(3ez) Dynamics of Polymer Materials and Complex Fluids: Multiscale Simulations

My general research interest lies in the study of soft matter, polymer materials and complex fluid flows, using computer simulations ranging from the atomistic scale to the continuum level. Behaviors in these systems are determined by complex dynamical systems with numerous degrees of freedom, the understanding of which usually requires advanced and innovative simulation techniques and data analysis strategies. My graduate work at University of Wisconsin-Madison focused on the dynamics of non-Newtonian fluid flows. One particular project I worked on is the study of polymer-induced friction drag reduction in turbulent flows. A physical framework was proposed which consistently explains all major transitions from turbulence in Newtonian flow to that in highly viscoelastic ones. Understanding of this system could lead to the development of novel flow control strategies that greatly reduce energy consumption in fluid transportation. After moving to Massachusetts Institute of Technology as a postdoctoral associate, I started to investigate the molecular mechanism of the diffusion of small molecules in amorphous polymer matrices.
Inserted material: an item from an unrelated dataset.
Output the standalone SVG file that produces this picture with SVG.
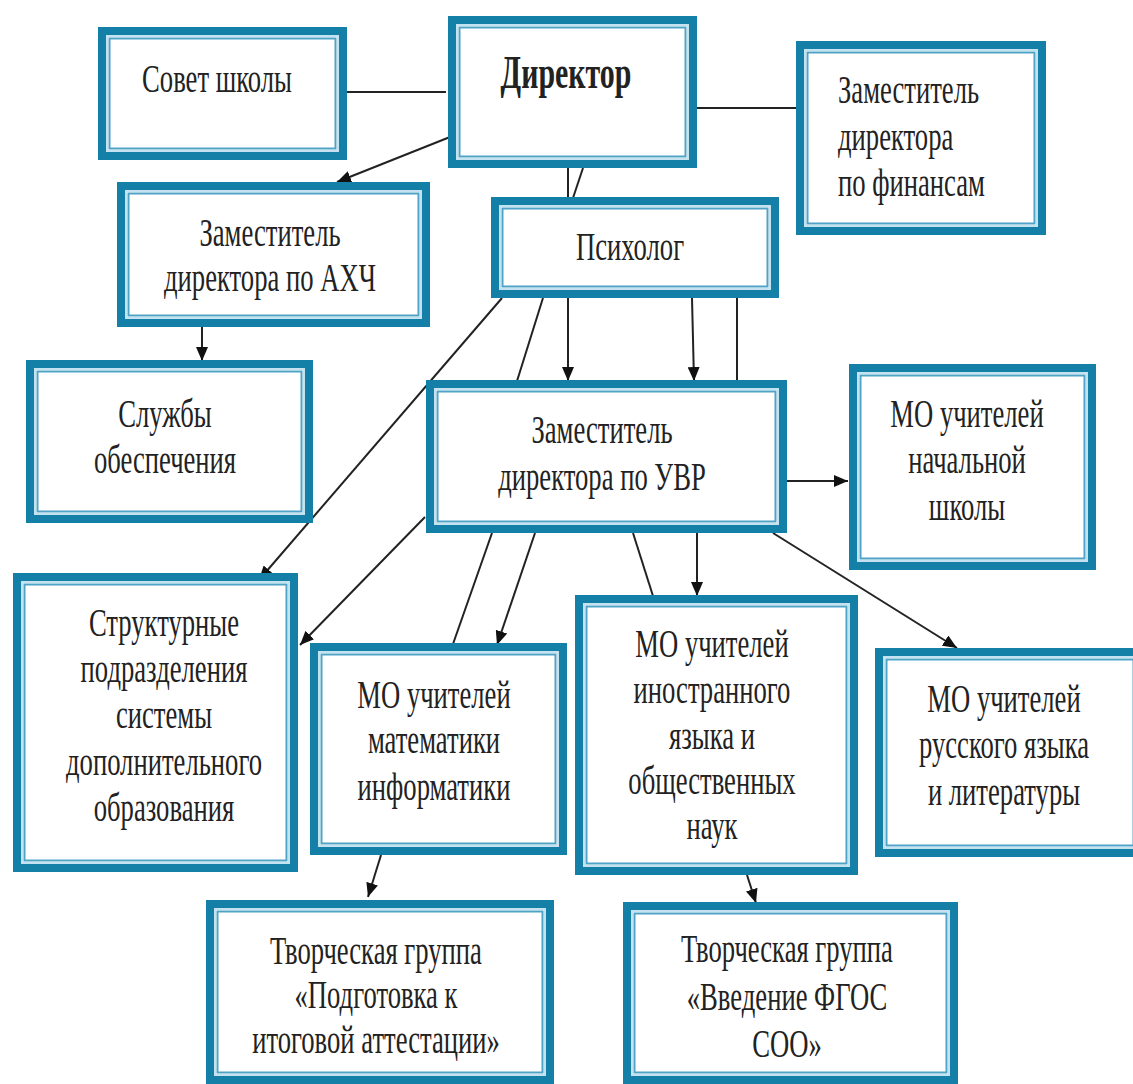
<svg xmlns="http://www.w3.org/2000/svg" width="1133" height="1084" viewBox="0 0 1133 1084">
<style>
.o{fill:#ffffff;stroke:#1480a7;stroke-width:8}
.m{fill:none;stroke:#c4e2ef;stroke-width:2}
.i{fill:none;stroke:#4ea3c6;stroke-width:2}
.t{font-family:"Liberation Serif","Times New Roman",serif;font-size:41px;fill:#222222;text-anchor:middle}
.b{font-weight:bold;font-size:46px}
.l{text-anchor:start}
.c{fill:none;stroke:#222222;stroke-width:2}
</style>
<defs>
<marker id="ah" viewBox="0 0 10 10" refX="10" refY="5" markerWidth="7" markerHeight="7" markerUnits="userSpaceOnUse" orient="auto">
<path d="M0,0 L10,5 L0,10 z" fill="#111111"/>
</marker>
<marker id="a" viewBox="0 0 14 12" refX="14" refY="6" markerWidth="14" markerHeight="12" markerUnits="userSpaceOnUse" orient="auto">
<path d="M0,0 L14,6 L0,12 z" fill="#111111"/>
</marker>
</defs>
<rect width="1133" height="1084" fill="#ffffff"/>

<g id="connectors">
<line class="c" x1="345" y1="92" x2="446" y2="92"/>
<line class="c" x1="697" y1="108" x2="797" y2="108"/>
<line class="c" x1="450" y1="137" x2="337" y2="182" marker-end="url(#a)"/>
<line class="c" x1="568" y1="168" x2="568" y2="198"/>
<line class="c" x1="583" y1="168" x2="573" y2="198"/>
<line class="c" x1="202" y1="327" x2="202" y2="361" marker-end="url(#a)"/>
<line class="c" x1="502" y1="298" x2="259" y2="580" marker-end="url(#a)"/>
<line class="c" x1="543" y1="298" x2="517" y2="381"/>
<line class="c" x1="568" y1="298" x2="568" y2="381" marker-end="url(#a)"/>
<line class="c" x1="692" y1="298" x2="694" y2="381" marker-end="url(#a)"/>
<line class="c" x1="737" y1="298" x2="737" y2="381"/>
<line class="c" x1="787" y1="481" x2="848" y2="481" marker-end="url(#a)"/>
<line class="c" x1="425" y1="517" x2="300" y2="645" marker-end="url(#a)"/>
<line class="c" x1="492" y1="533" x2="453" y2="644"/>
<line class="c" x1="535" y1="533" x2="497" y2="645" marker-end="url(#a)"/>
<line class="c" x1="633" y1="533" x2="653" y2="596"/>
<line class="c" x1="697" y1="533" x2="697" y2="596" marker-end="url(#a)"/>
<line class="c" x1="773" y1="533" x2="957" y2="648" marker-end="url(#a)"/>
<line class="c" x1="381" y1="855" x2="368" y2="897" marker-end="url(#a)"/>
<line class="c" x1="747" y1="875" x2="756" y2="903" marker-end="url(#a)"/>
</g>

<g id="sovet">
<rect class="o" x="102" y="31" width="241" height="125"/>
<rect class="m" x="107" y="36" width="231" height="115"/>
<rect class="i" x="109.5" y="38.5" width="226" height="110"/>
<text class="t" transform="translate(217,0) scale(0.65,1)" x="0" y="92">Совет школы</text>
</g>

<g id="director">
<rect class="o" x="452" y="20" width="241" height="144"/>
<rect class="m" x="457" y="25" width="231" height="134"/>
<rect class="i" x="459.5" y="27.5" width="226" height="129"/>
<text class="t b" transform="translate(566,0) scale(0.65,1)" x="0" y="88">Директор</text>
</g>

<g id="finance">
<rect class="o" x="800" y="45" width="242" height="186"/>
<rect class="m" x="805" y="50" width="232" height="176"/>
<rect class="i" x="807.5" y="52.5" width="227" height="171"/>
<text class="t l" transform="translate(838,0) scale(0.65,1)"><tspan x="0" y="103">Заместитель</tspan><tspan x="0" y="150">директора</tspan><tspan x="0" y="196">по финансам</tspan></text>
</g>

<g id="ahch">
<rect class="o" x="121" y="186" width="305" height="137"/>
<rect class="m" x="126" y="191" width="295" height="127"/>
<rect class="i" x="128.5" y="193.5" width="290" height="122"/>
<text class="t" transform="translate(270,0) scale(0.65,1)"><tspan x="0" y="246">Заместитель</tspan><tspan x="0" y="291">директора по АХЧ</tspan></text>
</g>

<g id="psych">
<rect class="o" x="495" y="201" width="280" height="93"/>
<rect class="m" x="500" y="206" width="270" height="83"/>
<rect class="i" x="502.5" y="208.5" width="265" height="78"/>
<text class="t" transform="translate(630,0) scale(0.65,1)" x="0" y="260">Психолог</text>
</g>

<g id="sluzhby">
<rect class="o" x="30" y="364" width="279" height="155"/>
<rect class="m" x="35" y="369" width="269" height="145"/>
<rect class="i" x="37.5" y="371.5" width="264" height="140"/>
<text class="t" transform="translate(165,0) scale(0.65,1)"><tspan x="0" y="427">Службы</tspan><tspan x="0" y="473">обеспечения</tspan></text>
</g>

<g id="uvr">
<rect class="o" x="430" y="384" width="353" height="145"/>
<rect class="m" x="435" y="389" width="343" height="135"/>
<rect class="i" x="437.5" y="391.5" width="338" height="130"/>
<text class="t" transform="translate(602,0) scale(0.65,1)"><tspan x="0" y="443">Заместитель</tspan><tspan x="0" y="490">директора по УВР</tspan></text>
</g>

<g id="mo-nach">
<rect class="o" x="853" y="368" width="239" height="198"/>
<rect class="m" x="858" y="373" width="229" height="188"/>
<rect class="i" x="860.5" y="375.5" width="224" height="183"/>
<text class="t" transform="translate(967,0) scale(0.65,1)"><tspan x="0" y="427">МО учителей</tspan><tspan x="0" y="473">начальной</tspan><tspan x="0" y="520">школы</tspan></text>
</g>

<g id="struct">
<rect class="o" x="17" y="577" width="277" height="291"/>
<rect class="m" x="22" y="582" width="267" height="281"/>
<rect class="i" x="24.5" y="584.5" width="262" height="276"/>
<text class="t" transform="translate(164,0) scale(0.65,1)"><tspan x="0" y="636">Структурные</tspan><tspan x="0" y="682">подразделения</tspan><tspan x="0" y="728">системы</tspan><tspan x="0" y="775">дополнительного</tspan><tspan x="0" y="821">образования</tspan></text>
</g>

<g id="mo-mat">
<rect class="o" x="314" y="647" width="249" height="204"/>
<rect class="m" x="319" y="652" width="239" height="194"/>
<rect class="i" x="321.5" y="654.5" width="234" height="189"/>
<text class="t" transform="translate(434,0) scale(0.65,1)"><tspan x="0" y="708">МО учителей</tspan><tspan x="0" y="753">математики</tspan><tspan x="0" y="800">информатики</tspan></text>
</g>

<g id="mo-inostr">
<rect class="o" x="579" y="599" width="275" height="272"/>
<rect class="m" x="584" y="604" width="265" height="262"/>
<rect class="i" x="586.5" y="606.5" width="260" height="257"/>
<text class="t" transform="translate(712,0) scale(0.65,1)"><tspan x="0" y="657">МО учителей</tspan><tspan x="0" y="703">иностранного</tspan><tspan x="0" y="749">языка и</tspan><tspan x="0" y="794">общественных</tspan><tspan x="0" y="839">наук</tspan></text>
</g>

<g id="mo-rus">
<rect class="o" x="879" y="652" width="262" height="201"/>
<rect class="m" x="884" y="657" width="252" height="191"/>
<rect class="i" x="886.5" y="659.5" width="247" height="186"/>
<text class="t" transform="translate(1004,0) scale(0.65,1)"><tspan x="0" y="712">МО учителей</tspan><tspan x="0" y="758">русского языка</tspan><tspan x="0" y="805">и литературы</tspan></text>
</g>

<g id="tvorch-1">
<rect class="o" x="210" y="904" width="340" height="176"/>
<rect class="m" x="215" y="909" width="330" height="166"/>
<rect class="i" x="217.5" y="911.5" width="325" height="161"/>
<text class="t" transform="translate(376,0) scale(0.65,1)"><tspan x="0" y="964">Творческая группа</tspan><tspan x="0" y="1008">«Подготовка к</tspan><tspan x="0" y="1053">итоговой аттестации»</tspan></text>
</g>

<g id="tvorch-2">
<rect class="o" x="627" y="906" width="327" height="174"/>
<rect class="m" x="632" y="911" width="317" height="164"/>
<rect class="i" x="634.5" y="913.5" width="312" height="159"/>
<text class="t" transform="translate(787,0) scale(0.65,1)"><tspan x="0" y="962">Творческая группа</tspan><tspan x="0" y="1010">«Введение ФГОС</tspan><tspan x="0" y="1057">СОО»</tspan></text>
</g>
</svg>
Methods are being developed to systematically study and quantitatively describe the effects of polymer configurations and polymer-penetrant interactions on the movement of penetrant molecules. This insight could provide theoretical guidelines in various applications, such as solvent selection in the coating of polymer films and design of polymer membranes for liquid or gas separations. It also paves the way for the development of simulation techniques that provide better prediction of penetrant diffusivity.